L’évaluation de Marcel Berni: ce scénario est très probable

Scénario 4: Un coup d’État contre Poutine

Les sanctions économiques occidentales s’étendent et touchent durement la Russie. L’opposition interne à Vladimir Poutine prend de l’ampleur. L’Occident promet d’alléger les sanctions si un gouvernement plus modéré s’installe au Kremlin. Un putsch a lieu. Il peut être politique et relativement pacifique, ou militaire et violent. Vladimir Poutine est chassé du pouvoir et le nouveau gouvernement prend des dispositions favorables pour l’Ukraine.

Conséquence: «Un nouveau gouvernement russe pourrait rapidement assurer la paix et consolider son nouveau pouvoir. Les troupes russes se retireraient de l’Ukraine, qui prendrait des dispositions pour rejoindre l’UE voire l’OTAN. La Russie se concentrerait sur la résolution de ses problèmes de politique intérieure pour de nombreuses années.»

L’évaluation de Marcel Berni: ce scénario est peu probable

Scénario 5: un traité de paix

La guerre se poursuit, mais aucune des parties n’arrive à remporter une victoire nette et rapide. Les pertes deviennent importantes et, au lieu de continuer des combats qui pourraient s’éterniser (scénario 3), les Ukrainiens et les Russes s’accordent sur une solution diplomatique.

La Russie retire ses soldats, en échange de quoi la région séparatiste du Donbass obtient son autonomie.
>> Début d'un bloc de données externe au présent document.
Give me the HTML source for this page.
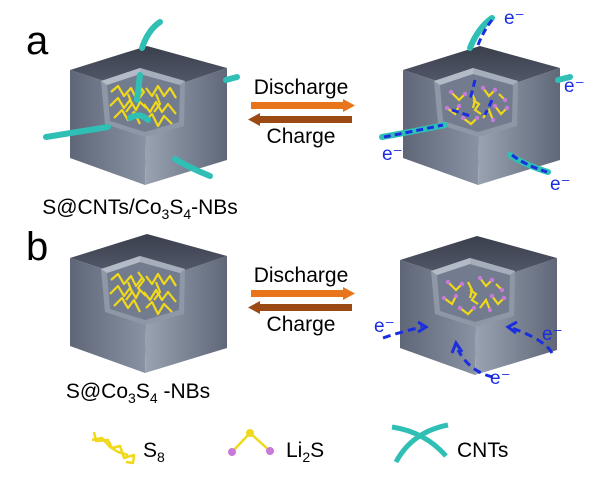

La Crimée devient définitivement russe. Poutine aurait ainsi réalisé ce qu’il avait promis avant la guerre. D’autres concessions sont faites par le Kremlin pour apaiser les tensions.

Conséquence: «La carte de l’Europe aurait changé. Mais la situation géopolitique resterait tendue, car le monde entier sait désormais à quel point Poutine est imprévisible et dangereux. Les choses ne seraient plus jamais comme avant.»

L’évaluation de Marcel Berni: ce scénario est peu probable

En l’état actuel des choses, l’ordre mondial post-guerre ukrainienne a le plus de chances de résulter de l’un de ces scénarios: une guerre est un processus dynamique avec un nombre infini de facteurs inconnus. Même Vladimir Poutine ne peut pas dire comment elle se terminera.